漢方薬剤師・大久保愛さんが伝える
9月のセルフメディケーション

vol.5 季節の変わり目に効く2つの漢方メソッド

少しずつではありますが、心地の良い風が吹く季節になってきましたね。
9月は年に2度訪れる「陰陽」の大きな変わり目。太陽の位置が秋へと移動する9月23日の「秋分」の日を境に「陰」のシーズンに入ります。そのため、秋分の日までは夏と秋の気候を行き来して、安定しない空模様が続くのが例年の傾向です。
このことから、気圧や気温の変化が頻繁に起こり、変化に適応するために体の中は大混乱。また、秋分の日を過ぎ気候が落ち着いてくると、空気の乾燥が少しずつ進んでいきます。
私たちは地球に住んでいる一員として、環境の変化が毎年同じように起こることを理解し、あらかじめ準備をしたり不調の原因を推測しながら、自らの行動を柔軟に変化させ、健康管理をしていくことが必要となります。

目次
・心と体の傾向
・起こりやすい不調
・悩み解決メディケーション

心と体の傾向

人の体には、外界でいろいろな変化があっても体を一定の状態に保つ「ホメオスタシス」という機能が備わっています。自律神経やホルモン分泌に関わる内分泌系、免疫機能が働くことで心と体を維持しているのです。
ですから気候の変化が大きいこの時期は、自律神経、ホルモン分泌、免疫機能などが乱れ、やる気がなくなったり、イライラしたり、眠れなくなったり、生理不順になったり、PMSがひどくなったり、生理に伴う肌トラブルが悪化したり、風邪をひきやすくなったりと、ちょっと不安定になる傾向があります。
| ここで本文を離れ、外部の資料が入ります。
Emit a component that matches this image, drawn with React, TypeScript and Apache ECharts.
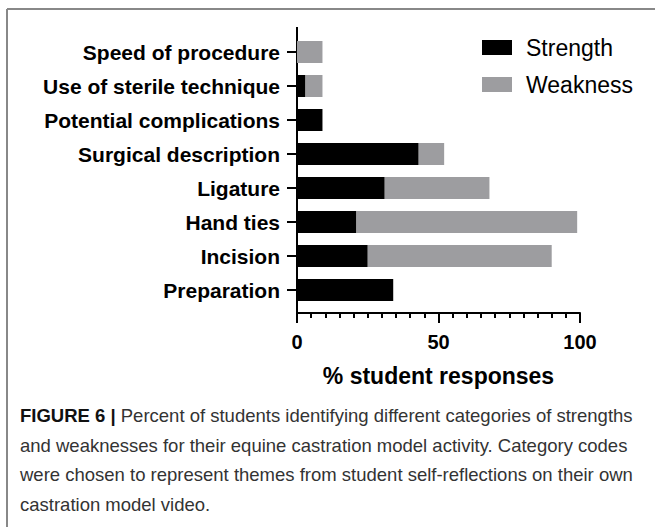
import React, { useEffect, useRef } from "react";
import * as echarts from "echarts";

const categories = [
  "Speed of procedure",
  "Use of sterile technique",
  "Potential complications",
  "Surgical description",
  "Ligature",
  "Hand ties",
  "Incision",
  "Preparation",
];
const strength = [0, 3, 9, 43, 31, 21, 25, 34];
const weakness = [9, 6, 0, 9, 37, 78, 65, 0];
const xTicks = [0, 50, 100];

const captionLines = [
  "Percent of students identifying different categories of strengths",
  "and weaknesses for their equine castration model activity. Category codes",
  "were chosen to represent themes from student self-reflections on their own",
  "castration model video.",
];

const W = 655;
const H = 527;
const GRID_LEFT = 297;
const GRID_RIGHT = 75;
const GRID_TOP = 35;
const GRID_H = 272;
const AXIS_EXT_TOP = 8;
const AXIS_EXT_BOTTOM = 6;
const FONT = "'Liberation Sans', Arial, Helvetica, sans-serif";

export default function App() {
  const ref = useRef<HTMLDivElement>(null);
  useEffect(() => {
    if (!ref.current) return;
    const chart = echarts.init(ref.current, undefined, { renderer: "svg" });
    const captionText =
      "{b|FIGURE 6 |} " + captionLines[0] + "\n" + captionLines.slice(1).join("\n");
    chart.setOption({
      animation: false,
      backgroundColor: "#ffffff",
      textStyle: { fontFamily: FONT },
      grid: {
        left: GRID_LEFT,
        right: GRID_RIGHT,
        top: GRID_TOP,
        height: GRID_H,
        containLabel: false,
      },
      legend: {
        left: 477,
        top: 31,
        orient: "vertical",
        itemWidth: 30,
        itemHeight: 15,
        itemGap: 14,
        icon: "rect",
        textStyle: {
          fontSize: 23,
          color: "#000",
          fontFamily: FONT,
          padding: [0, 0, 0, 9],
        },
        data: ["Strength", "Weakness"],
      },
      xAxis: {
        type: "value",
        min: 0,
        max: 100,
        interval: 50,
        offset: AXIS_EXT_BOTTOM,
        name: "% student responses",
        nameLocation: "middle",
        nameGap: 51,
        nameTextStyle: {
          fontSize: 23,
          fontWeight: "bold",
          color: "#000",
          fontFamily: FONT,
        },
        axisLine: { show: true, lineStyle: { color: "#000", width: 2 } },
        axisTick: { show: true, length: 10, lineStyle: { color: "#000", width: 2 } },
        minorTick: {
          show: true,
          splitNumber: 10,
          length: 5,
          lineStyle: { color: "#000", width: 2 },
        },
        splitLine: { show: false },
        axisLabel: {
          fontSize: 20,
          fontWeight: "bold",
          color: "#000",
          margin: 19,
          fontFamily: FONT,
          formatter: (v: number) => (xTicks.includes(v) ? String(v) : ""),
        },
      },
      yAxis: {
        type: "category",
        inverse: true,
        data: categories,
        axisLine: { show: true, lineStyle: { color: "#000", width: 2 } },
        axisTick: {
          show: true,
          alignWithLabel: true,
          length: 10,
          lineStyle: { color: "#000", width: 2 },
        },
        axisLabel: {
          fontSize: 21,
          fontWeight: "bold",
          color: "#000",
          margin: 17,
          fontFamily: FONT,
        },
      },
      series: [
        {
          name: "Strength",
          type: "bar",
          stack: "total",
          data: strength,
          barWidth: 22,
          itemStyle: { color: "#000000" },
        },
        {
          name: "Weakness",
          type: "bar",
          stack: "total",
          data: weakness,
          barWidth: 22,
          itemStyle: { color: "#9d9da0" },
        },
      ],
      graphic: [
        {
          type: "line",
          shape: { x1: 7, y1: 9, x2: W, y2: 9 },
          style: { stroke: "#888", lineWidth: 2 },
        },
        {
          type: "line",
          shape: { x1: 7, y1: 9, x2: 7, y2: H },
          style: { stroke: "#888", lineWidth: 2 },
        },
        {
          type: "line",
          shape: { x1: GRID_LEFT, y1: GRID_TOP - AXIS_EXT_TOP, x2: GRID_LEFT, y2: GRID_TOP },
          style: { stroke: "#000", lineWidth: 2 },
        },
        {
          type: "line",
          shape: {
            x1: GRID_LEFT,
            y1: GRID_TOP + GRID_H,
            x2: GRID_LEFT,
            y2: GRID_TOP + GRID_H + AXIS_EXT_BOTTOM + 1,
          },
          style: { stroke: "#000", lineWidth: 2 },
        },
        {
          type: "text",
          left: 20,
          top: 401,
          style: {
            text: captionText,
            fontSize: 18.5,
            lineHeight: 29.5,
            fill: "#333",
            fontFamily: FONT,
            rich: {
              b: { fontWeight: "bold", fontSize: 18.5, fill: "#111", fontFamily: FONT, lineHeight: 29.5 },
            },
          },
        },
      ],
    });
    return () => chart.dispose();
  }, []);
  return (
    <div
      ref={ref}
      style={{ position: "fixed", left: 0, top: 0, width: W, height: H, background: "#fff" }}
    />
  );
}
漢方薬剤師・大久保愛さんが伝える 9月のセルフメディケーション

起こりやすい不調

自律神経、ホルモン分泌、免疫機能などの乱れが引き起こす不調に加えて、この時期から気をつけたいのが乾燥です。
秋分の日を過ぎると乾燥した風が少しずつ日本列島にやってきます。肌や口や鼻、目、腸などの粘膜には粘膜免疫に関与するIgAが存在しますが、粘膜が乾燥したり腸内環境が悪くなるとその機能が低下します。
こうした理由から、9月の前半は気候の激変に合わせた自律神経対策、後半には乾燥や腸内環境対策をおこなっていくことがベターです。
腸内環境は肌の状態にリンクするので、指先のひび割れ、唇の皮むけ、乾燥肌によるかゆみなど肌トラブルが気になる方は、腸活をすることが優先事項となります。

悩み解決メディケーション

変化が多い時期には、食事の基本となる、糖質の摂りすぎ、血糖値が急上昇する食べ方、よく噛まずに食べる、満腹まで食べてしまうといった食習慣を控えることなどが、体調管理の大前提となります。
そのうえで9月の前半は、ダイコンやカブ、ナガイモなど消化を助ける食材で栄養の吸収をサポートし「補中益気(体の内側を補い、気を生み出すこと)」します。
後半には、オクラ、メカブ、モズク、コンブ、モロヘイヤなど水溶性食物繊維を含む食材で「潤腸通便(腸を潤し便通を良くすること)」し、腸をキレイにすることを目指していきます。
おすすめの食薬は万能な鳥スープ。作るときに手羽元や手羽先などを顆粒出汁の代わりに入れると、乾燥した粘膜や肌の状態を整えるのに役立ちます。
低分子化されたコラーゲンやビタミンA、ミネラルが豊富なうま味の強い出汁が取れるため、調子が悪いときには試してみましょう。
中弱火で90分以上コトコト煮込むようにすると、煮こぼれたり、鍋が焦げる可能性も少ないので、簡単に料理上手な印象を与えつつ、秋を健やかにスタートすることのできるメニューが完成します。どんな具材や味つけとも相性抜群なので、ぜひ手羽元、手羽先のストックを。

健康や食事については、知っているかどうかで行動の選択肢が大きく異なります。小さな選択の積み重ねが未来の体質を構築していくのです。余裕のあるときには、体にとって有意義となる行動を選択できるように意識できるとよいですね。





Profile

漢方薬剤師・大久保愛さんが伝える 9月のセルフメディケーション

大久保 愛(Ai Okubo)


薬剤師、漢方カウンセラー。北京中医薬大学で漢方・薬膳・東洋の美容などを学び、日本人で初めて国際中医美容師資格を取得。漢方薬局、調剤薬局、エステなどの経営を経て、漢方・薬膳をはじめとする医療と美容の専門家として商品開発や執筆、企業コンサルティングなどに携わる。